His reasoning leads him to note that if Ortega is calling the bishops “murderers”, and attacking his own brother; if the death toll is close to 500, and there are some 4,000 injured, it is “because all sense of proportion has already been lost. Whoever thinks that big capital will go and bang the table, is not seeing the events with clarity,” he said.
One of the advisors of COSEP, who spoke with Confidencial on the condition of not revealing his name, ruled out any possibility that businessmen would talk about anything with Daniel Ortega, “because we have not communicated with the presidency for some time. Big capital wants democratic institutions for many years, and make the middle class grow,” he argued.
For his part, an executive of AmCham that also preferred anonymity, recalled that “last week, the private sector released a statement that was very good,” so he invited to “be attentive to what may happen in the coming days,” admitting that “different hypothesis, paths and possibilities are being discussed, but nothing is certain.”
The president of a chamber associated to COSEP characterized “those entrepreneurs who have more than a billion dollars, as people with big egos, who will not go and beg to Ortega,” but neither will they risk their fortunes confronting him.
No to a bloody “normality”
The manager of another of COSEP chamber, who shared his opinions requesting that we do not reveal his identity because he is not authorized to give statements on the subject, said that “I have no indication that there is any negotiation with the Government.”
On the other hand, he said that he does know that businessmen are analyzing the role that each of them plays personally and as an association, in the different scenarios that can be presented to them, so that if it happens, they can react with a cold head and without emotions.
How should they react if their workers go on strike, should they be fired? And, if people go to shopping centers to demonstrate, as we saw happening, should they call the Police? He questioned.
“The private sector is concerned about its public image. That is why I do not see any possibility of meeting with the government at any level, not even to pressure it to leave,” beyond the need of some companies, to have to resort to different State agencies to carry out necessary activities to continue operating.
This administrator said that if the private sector needed 72 hours to present in a statement their position on the US sanctions, it was because “the text had to be passed through many filters, until an agreement was reached.”
When referring to the popular demand repeated a thousand times in social networks for the “COSEP to define itself,” this association leader believes that in some way that has already happened, since this business organization knows that it cannot sacrifice human rights, freedom of expression and mobilization, etc., in the name of recovering the “normality” offered by the Government so that they can continue producing.

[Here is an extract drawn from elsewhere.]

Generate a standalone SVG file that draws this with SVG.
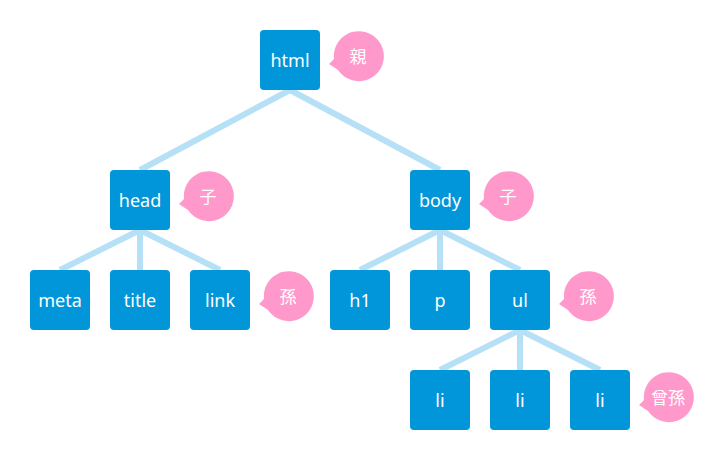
<svg xmlns="http://www.w3.org/2000/svg" width="724" height="460" viewBox="0 0 724 460">
<defs>
<style>
.n rect{fill:#0096d9}
.n text{fill:#fff;font-family:"Noto Sans","Noto Sans CJK JP",sans-serif;font-size:18px;text-anchor:middle;dominant-baseline:central}
.b path{fill:#ff99cc}
.b text{fill:#fff;font-family:"Noto Sans CJK JP",sans-serif;font-size:17px;text-anchor:middle;dominant-baseline:central}
.c line{stroke:#b5e0f5;stroke-width:6}
</style>
</defs>
<rect width="724" height="460" fill="#fff"/>
<g id="connectors" class="c">
<line x1="290" y1="90" x2="140" y2="170"/>
<line x1="290" y1="90" x2="440" y2="170"/>
<line x1="140" y1="230" x2="60" y2="270"/>
<line x1="140" y1="230" x2="140" y2="270"/>
<line x1="140" y1="230" x2="220" y2="270"/>
<line x1="440" y1="230" x2="360" y2="270"/>
<line x1="440" y1="230" x2="440" y2="270"/>
<line x1="440" y1="230" x2="520" y2="270"/>
<line x1="520" y1="330" x2="440" y2="370"/>
<line x1="520" y1="330" x2="520" y2="370"/>
<line x1="520" y1="330" x2="600" y2="370"/>
</g>
<g id="html" class="n"><rect x="260" y="30" width="60" height="60" rx="4"/><text x="290" y="60">html</text></g>
<g id="head" class="n"><rect x="110" y="170" width="60" height="60" rx="4"/><text x="140" y="200">head</text></g>
<g id="body" class="n"><rect x="410" y="170" width="60" height="60" rx="4"/><text x="440" y="200">body</text></g>
<g id="meta" class="n"><rect x="30" y="270" width="60" height="60" rx="4"/><text x="60" y="300">meta</text></g>
<g id="title" class="n"><rect x="110" y="270" width="60" height="60" rx="4"/><text x="140" y="300">title</text></g>
<g id="link" class="n"><rect x="190" y="270" width="60" height="60" rx="4"/><text x="220" y="300">link</text></g>
<g id="h1" class="n"><rect x="330" y="270" width="60" height="60" rx="4"/><text x="360" y="300">h1</text></g>
<g id="p" class="n"><rect x="410" y="270" width="60" height="60" rx="4"/><text x="440" y="300">p</text></g>
<g id="ul" class="n"><rect x="490" y="270" width="60" height="60" rx="4"/><text x="520" y="300">ul</text></g>
<g id="li1" class="n"><rect x="410" y="370" width="60" height="60" rx="4"/><text x="440" y="400">li</text></g>
<g id="li2" class="n"><rect x="490" y="370" width="60" height="60" rx="4"/><text x="520" y="400">li</text></g>
<g id="li3" class="n"><rect x="570" y="370" width="60" height="60" rx="4"/><text x="600" y="400">li</text></g>
<g id="bubble-html" class="b" transform="translate(358,55)"><path d="M-24,4 A25,25 0 1 1 -20,15 L-29,9 Z"/><text x="0" y="0">親</text></g>
<g id="bubble-head" class="b" transform="translate(208,195)"><path d="M-24,4 A25,25 0 1 1 -20,15 L-29,9 Z"/><text x="0" y="0">子</text></g>
<g id="bubble-body" class="b" transform="translate(508,195)"><path d="M-24,4 A25,25 0 1 1 -20,15 L-29,9 Z"/><text x="0" y="0">子</text></g>
<g id="bubble-link" class="b" transform="translate(288,295)"><path d="M-24,4 A25,25 0 1 1 -20,15 L-29,9 Z"/><text x="0" y="0">孫</text></g>
<g id="bubble-ul" class="b" transform="translate(588,295)"><path d="M-24,4 A25,25 0 1 1 -20,15 L-29,9 Z"/><text x="0" y="0">孫</text></g>
<g id="bubble-li" class="b" transform="translate(668,396)"><path d="M-24,4 A25,25 0 1 1 -20,15 L-29,9 Z"/><text x="0" y="0">曾孫</text></g>
</svg>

“We are clear that we cannot allow ourselves to be manipulated so that the Government can pretend that it has already achieved “normality,” as they proclaim in their speeches and in official media outlets, he explained.
“We have to renew a broad manifesto in the face of the current moment.” Instead of the big capital issuing some pronouncement days before COSEP does the same, “I would wait for it to be done jointly, because otherwise, how could we be sure that both are thinking the same? He questioned.
Wednesday’s Business Meeting 2018, which evokes “a prosperous Nicaragua with justice, democracy and security,” will be held at the Intercontinental Hotel at Metrocentro, “in memory of Jorge Salazar and Arges Sequeira.”